-- BEGIN MATERIAL --

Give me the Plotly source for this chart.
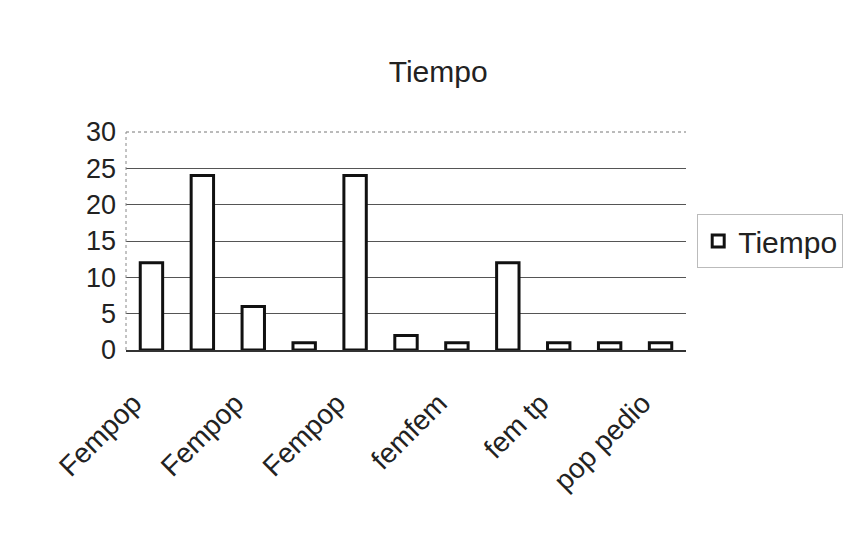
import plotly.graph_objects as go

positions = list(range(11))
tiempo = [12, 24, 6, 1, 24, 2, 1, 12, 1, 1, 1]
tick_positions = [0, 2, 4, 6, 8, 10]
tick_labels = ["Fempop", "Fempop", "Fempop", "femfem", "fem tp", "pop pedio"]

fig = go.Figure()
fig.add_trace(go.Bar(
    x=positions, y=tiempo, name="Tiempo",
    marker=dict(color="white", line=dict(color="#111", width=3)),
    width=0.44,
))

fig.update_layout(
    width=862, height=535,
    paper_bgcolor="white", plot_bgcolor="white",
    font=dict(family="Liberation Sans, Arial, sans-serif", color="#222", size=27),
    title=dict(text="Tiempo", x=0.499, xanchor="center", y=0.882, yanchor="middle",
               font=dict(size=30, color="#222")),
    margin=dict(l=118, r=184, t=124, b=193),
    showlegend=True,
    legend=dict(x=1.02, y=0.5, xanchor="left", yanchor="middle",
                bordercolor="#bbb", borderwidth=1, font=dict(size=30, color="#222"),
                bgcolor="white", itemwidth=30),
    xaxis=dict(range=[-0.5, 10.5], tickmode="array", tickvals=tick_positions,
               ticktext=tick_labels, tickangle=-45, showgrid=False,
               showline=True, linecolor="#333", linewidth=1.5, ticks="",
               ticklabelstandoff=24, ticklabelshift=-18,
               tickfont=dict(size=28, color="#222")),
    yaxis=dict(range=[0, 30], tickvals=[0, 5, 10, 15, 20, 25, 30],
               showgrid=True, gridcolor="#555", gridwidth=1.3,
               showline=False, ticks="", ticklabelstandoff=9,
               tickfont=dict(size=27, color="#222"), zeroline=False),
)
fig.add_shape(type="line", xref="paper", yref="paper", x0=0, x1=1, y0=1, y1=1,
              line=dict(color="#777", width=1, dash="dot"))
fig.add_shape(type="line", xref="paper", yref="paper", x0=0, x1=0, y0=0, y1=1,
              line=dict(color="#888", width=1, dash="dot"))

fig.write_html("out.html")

-- END MATERIAL --

TASK STATEMENT
Copy the data exactly. Any picture it contains is to be omitted.

RESPONSE
Give me the Plotly source for this chart.
import plotly.graph_objects as go

positions = list(range(11))
tiempo = [12, 24, 6, 1, 24, 2, 1, 12, 1, 1, 1]
tick_positions = [0, 2, 4, 6, 8, 10]
tick_labels = ["Fempop", "Fempop", "Fempop", "femfem", "fem tp", "pop pedio"]

fig = go.Figure()
fig.add_trace(go.Bar(
    x=positions, y=tiempo, name="Tiempo",
    marker=dict(color="white", line=dict(color="#111", width=3)),
    width=0.44,
))

fig.update_layout(
    width=862, height=535,
    paper_bgcolor="white", plot_bgcolor="white",
    font=dict(family="Liberation Sans, Arial, sans-serif", color="#222", size=27),
    title=dict(text="Tiempo", x=0.499, xanchor="center", y=0.882, yanchor="middle",
               font=dict(size=30, color="#222")),
    margin=dict(l=118, r=184, t=124, b=193),
    showlegend=True,
    legend=dict(x=1.02, y=0.5, xanchor="left", yanchor="middle",
                bordercolor="#bbb", borderwidth=1, font=dict(size=30, color="#222"),
                bgcolor="white", itemwidth=30),
    xaxis=dict(range=[-0.5, 10.5], tickmode="array", tickvals=tick_positions,
               ticktext=tick_labels, tickangle=-45, showgrid=False,
               showline=True, linecolor="#333", linewidth=1.5, ticks="",
               ticklabelstandoff=24, ticklabelshift=-18,
               tickfont=dict(size=28, color="#222")),
    yaxis=dict(range=[0, 30], tickvals=[0, 5, 10, 15, 20, 25, 30],
               showgrid=True, gridcolor="#555", gridwidth=1.3,
               showline=False, ticks="", ticklabelstandoff=9,
               tickfont=dict(size=27, color="#222"), zeroline=False),
)
fig.add_shape(type="line", xref="paper", yref="paper", x0=0, x1=1, y0=1, y1=1,
              line=dict(color="#777", width=1, dash="dot"))
fig.add_shape(type="line", xref="paper", yref="paper", x0=0, x1=0, y0=0, y1=1,
              line=dict(color="#888", width=1, dash="dot"))

fig.write_html("out.html")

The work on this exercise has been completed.